**** Records for the exercise

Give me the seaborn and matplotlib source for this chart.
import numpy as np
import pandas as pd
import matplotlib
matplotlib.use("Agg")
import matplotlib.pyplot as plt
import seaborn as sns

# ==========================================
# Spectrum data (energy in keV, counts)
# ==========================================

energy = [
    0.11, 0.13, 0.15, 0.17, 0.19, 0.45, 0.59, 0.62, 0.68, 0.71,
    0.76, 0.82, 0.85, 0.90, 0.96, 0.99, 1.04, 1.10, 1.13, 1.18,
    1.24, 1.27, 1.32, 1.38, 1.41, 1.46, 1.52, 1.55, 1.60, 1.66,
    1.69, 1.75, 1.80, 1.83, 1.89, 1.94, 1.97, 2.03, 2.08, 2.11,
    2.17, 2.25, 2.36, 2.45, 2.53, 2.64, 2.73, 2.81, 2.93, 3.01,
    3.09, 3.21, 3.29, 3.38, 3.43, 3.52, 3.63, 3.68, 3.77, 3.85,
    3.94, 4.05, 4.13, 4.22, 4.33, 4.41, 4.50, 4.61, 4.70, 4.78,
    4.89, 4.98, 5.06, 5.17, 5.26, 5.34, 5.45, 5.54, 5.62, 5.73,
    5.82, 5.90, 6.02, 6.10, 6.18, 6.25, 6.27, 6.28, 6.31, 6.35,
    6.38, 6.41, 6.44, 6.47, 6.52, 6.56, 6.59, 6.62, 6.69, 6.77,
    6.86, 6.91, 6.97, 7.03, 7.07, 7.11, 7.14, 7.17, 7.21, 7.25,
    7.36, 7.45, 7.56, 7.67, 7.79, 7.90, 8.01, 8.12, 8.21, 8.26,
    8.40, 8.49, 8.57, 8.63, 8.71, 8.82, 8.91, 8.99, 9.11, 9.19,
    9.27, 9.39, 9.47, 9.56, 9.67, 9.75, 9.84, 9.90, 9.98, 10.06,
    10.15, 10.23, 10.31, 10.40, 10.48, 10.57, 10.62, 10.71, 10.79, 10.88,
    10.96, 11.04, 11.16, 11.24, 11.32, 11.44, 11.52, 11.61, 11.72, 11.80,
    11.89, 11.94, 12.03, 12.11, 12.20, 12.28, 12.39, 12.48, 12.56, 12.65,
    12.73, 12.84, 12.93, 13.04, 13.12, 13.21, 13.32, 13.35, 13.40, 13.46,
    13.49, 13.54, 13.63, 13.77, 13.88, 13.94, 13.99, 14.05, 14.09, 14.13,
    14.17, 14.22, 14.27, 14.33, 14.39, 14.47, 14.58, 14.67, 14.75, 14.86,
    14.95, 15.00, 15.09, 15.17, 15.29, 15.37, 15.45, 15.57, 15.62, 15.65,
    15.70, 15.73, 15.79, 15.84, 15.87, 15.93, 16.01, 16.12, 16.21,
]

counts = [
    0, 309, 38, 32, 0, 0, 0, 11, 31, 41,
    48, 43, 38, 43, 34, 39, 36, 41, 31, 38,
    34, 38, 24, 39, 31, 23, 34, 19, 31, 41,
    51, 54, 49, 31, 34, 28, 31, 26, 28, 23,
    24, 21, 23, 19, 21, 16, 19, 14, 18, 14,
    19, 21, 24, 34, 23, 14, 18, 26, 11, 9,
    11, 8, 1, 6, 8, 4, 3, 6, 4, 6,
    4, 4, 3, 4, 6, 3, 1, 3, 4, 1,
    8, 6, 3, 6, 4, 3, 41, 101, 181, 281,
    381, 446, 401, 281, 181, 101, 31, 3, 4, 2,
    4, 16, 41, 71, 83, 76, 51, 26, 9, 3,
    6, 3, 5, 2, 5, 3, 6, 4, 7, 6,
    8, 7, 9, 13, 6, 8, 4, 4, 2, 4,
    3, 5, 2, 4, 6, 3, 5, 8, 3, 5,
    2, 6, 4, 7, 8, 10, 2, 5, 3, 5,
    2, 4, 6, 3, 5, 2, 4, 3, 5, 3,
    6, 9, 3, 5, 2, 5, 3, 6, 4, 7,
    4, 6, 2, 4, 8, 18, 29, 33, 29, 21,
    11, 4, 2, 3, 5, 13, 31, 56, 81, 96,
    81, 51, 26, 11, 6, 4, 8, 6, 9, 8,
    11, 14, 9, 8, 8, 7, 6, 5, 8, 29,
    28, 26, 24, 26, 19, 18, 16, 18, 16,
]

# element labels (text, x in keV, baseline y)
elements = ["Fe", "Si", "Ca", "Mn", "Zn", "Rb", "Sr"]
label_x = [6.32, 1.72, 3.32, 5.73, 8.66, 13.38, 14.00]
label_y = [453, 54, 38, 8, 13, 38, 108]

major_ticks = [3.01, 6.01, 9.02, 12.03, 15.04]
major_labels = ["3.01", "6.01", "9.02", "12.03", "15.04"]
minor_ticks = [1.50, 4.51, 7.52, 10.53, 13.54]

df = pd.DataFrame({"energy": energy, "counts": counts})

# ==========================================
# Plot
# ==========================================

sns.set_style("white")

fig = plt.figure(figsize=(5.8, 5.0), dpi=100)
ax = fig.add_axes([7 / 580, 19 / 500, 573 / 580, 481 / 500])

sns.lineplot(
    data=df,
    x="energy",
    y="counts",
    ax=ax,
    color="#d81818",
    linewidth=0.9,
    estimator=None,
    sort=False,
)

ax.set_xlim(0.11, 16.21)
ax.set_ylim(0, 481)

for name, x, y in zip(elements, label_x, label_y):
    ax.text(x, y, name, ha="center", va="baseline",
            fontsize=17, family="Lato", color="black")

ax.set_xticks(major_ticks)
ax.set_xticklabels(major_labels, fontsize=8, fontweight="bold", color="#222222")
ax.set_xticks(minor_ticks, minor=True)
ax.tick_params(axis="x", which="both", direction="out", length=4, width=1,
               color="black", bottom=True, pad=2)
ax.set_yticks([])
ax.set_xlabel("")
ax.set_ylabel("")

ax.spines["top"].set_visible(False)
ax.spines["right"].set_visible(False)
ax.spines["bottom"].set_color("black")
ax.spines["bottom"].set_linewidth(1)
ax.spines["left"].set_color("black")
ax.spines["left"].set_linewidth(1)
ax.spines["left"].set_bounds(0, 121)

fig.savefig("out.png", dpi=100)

********
**** Records for the exercise

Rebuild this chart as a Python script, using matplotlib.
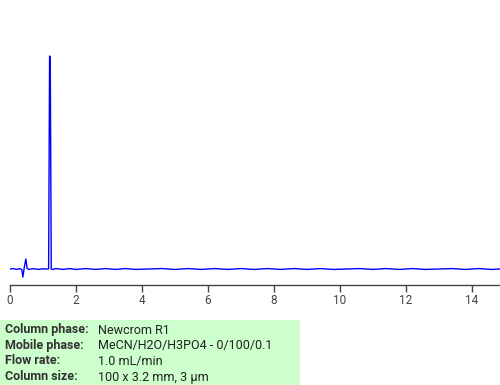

********

For the listing above, give the number of lines in which the string "seaborn" occurs, and nothing else.

2